Slowly whisk in the milk, a little at a time, ensuring there are no lumps. Keep stirring until the sauce thickens and becomes smooth. Add the mustard, salt, pepper, and parsley. If you’re including frozen peas or corn, stir them into the sauce now.

Add the flaked fish and gently fold it through the sauce, being careful not to break the fish up too much. The goal is a rich, creamy filling with visible chunks of fish.

3. Make the Mashed Potato Topping

Boil the potatoes in salted water until soft (about 15–20 minutes). Drain well and mash with butter and a splash of milk or cream until smooth and fluffy. Season to taste with salt and pepper.

4. Assemble the Pie

Preheat your oven to 180°C (fan bake). Spoon the fish filling into an ovenproof baking dish. Carefully top with the mashed potato, spreading it evenly to seal in the filling. For extra crispiness, rough up the surface with a fork and dot with a little extra butter.

5. Bake to Perfection

Bake in the oven for 25–30 minutes, or until the top is golden brown and the filling is bubbling at the edges. If you like an extra golden crust, you can finish it under the grill for 2–3 minutes.

Serving Suggestions

Serve your creamy fish pie NZ style with a side of steamed greens  think silverbeet, peas, or green beans. A wedge of lemon on the side adds a refreshing zing.
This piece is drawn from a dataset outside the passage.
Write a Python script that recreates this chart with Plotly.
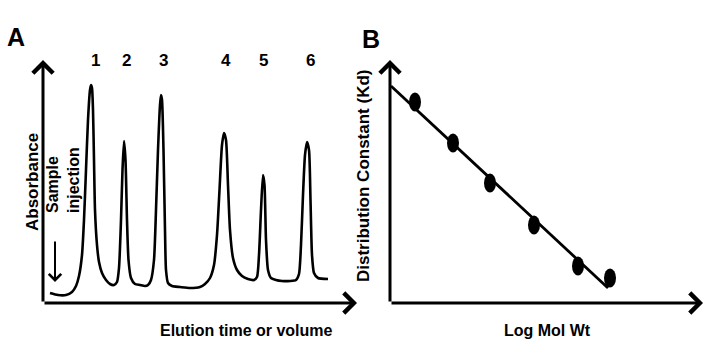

You can prepare this dish ahead by assembling the pie, covering it with cling wrap, and refrigerating until ready to bake.

This dish is also fantastic as leftovers. Store in an airtight container in the fridge for up to 3 days, or freeze for up to a month. Just reheat until piping hot all the way through.

The typical serving size is one generous portion per person, but this may vary depending on appetite and side dishes.

If you are interested in the nutritional information, a standard serving provides approximately 450 calories, but these values may vary depending on the specific ingredients and quantities used.

For more tips, variations, or ingredient substitutions, see the recipe notes at the end of the article.

Tips for the Best Creamy Fish Pie

  • Best fish to use: Hoki and tarakihi are affordable and hold up well in pies. Gurnard offers a slightly sweeter flavour. Adding a little smoked fish gives an authentic creamy smoked fish pie NZ twist.

  • Avoid overcooking the fish: Poach it just until cooked. Remember, it will cook further in the oven.

  • Add herbs: Parsley is classic, but you can also use dill or chives for extra flavour.

  • Want a richer sauce? Add a splash of cream or a small handful of grated cheese to the white sauce.

Why You'll Love This Recipe

This creamy fish pie is humble, hearty, and adaptable. It uses pantry staples, and you can stretch it easily with vegetables or an extra scoop of mash. Whether you grew up eating this dish or are trying it for the first time, it’s one of those meals that instantly comforts.

Plus, it’s an ideal make-ahead meal for busy weeknights. Just assemble, chill, and bake when ready.

A proper creamy fish pie NZ style is a true Kiwi classic simple, satisfying, and always a crowd-pleaser.